Compare the results of the formula to the card issuer's basis points:
- If it is LESS than the card issuer's basis points, pay as early as possible.
- If it is MORE than the card issuer's basis points, pay as late as possible.
Agency X has a contract with a card issuer that gives them 1.5 basis points. Every day the agency delays paying they lose 1.5 basis points in savings. The 1.5 basis points equals a maximum discount rate of 1.06 percent.
Using the maximum discount rate of 1.06% and the CVFR is 6%.
- To use the formula, convert 6% to the decimal .06/
- (.06/360)*100
- Dividing .06 by 360, we get 0.00016666667
- Multiplying that result by 100, we get 0.016666667
- Rounding that number to 0.0167, we have the result of 1.67 basis points for the government.

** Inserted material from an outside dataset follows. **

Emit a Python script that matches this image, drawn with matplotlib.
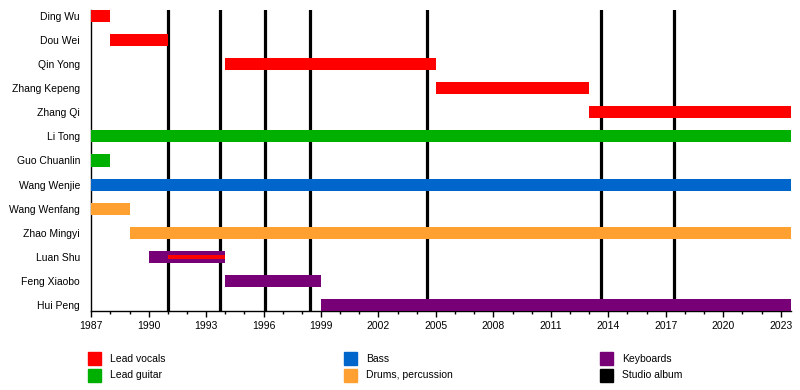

- Comparing 1.67 (government's basis points) to 1.5 (card issuer's basis points), we see that the government is earning more in interest each day than it would save by paying early. Therefore, Agency X should hold on to the money as long as possible. It should pay as close to the credit card bill's due date as possible.
Accelerated payments
Agencies should pay vendors early after getting a proper invoice if it is in the best interest of the government and if any one of these is true:
- The invoice is under $2,500.00.
- The payment is to a small business; or
- The payment is related to an emergency, disaster, or military deployment.
Other situations for early payment
In some situations, agencies may pay a proper invoice early without evidence that the goods or services were received (See 5 CFR § 1315.6 and 5 CFR §1315.4(j)).
An agency head or designee may determine, on a case-by-case basis, that early payment is necessary.
Note: This authority must be used cautiously, weighing the benefits of making a payment early against the good stewardship inherent in effective cash management practices. An agency may use the “accelerated payment methods'' (5 CFR §1315.5) when it determines earlier payment is necessary.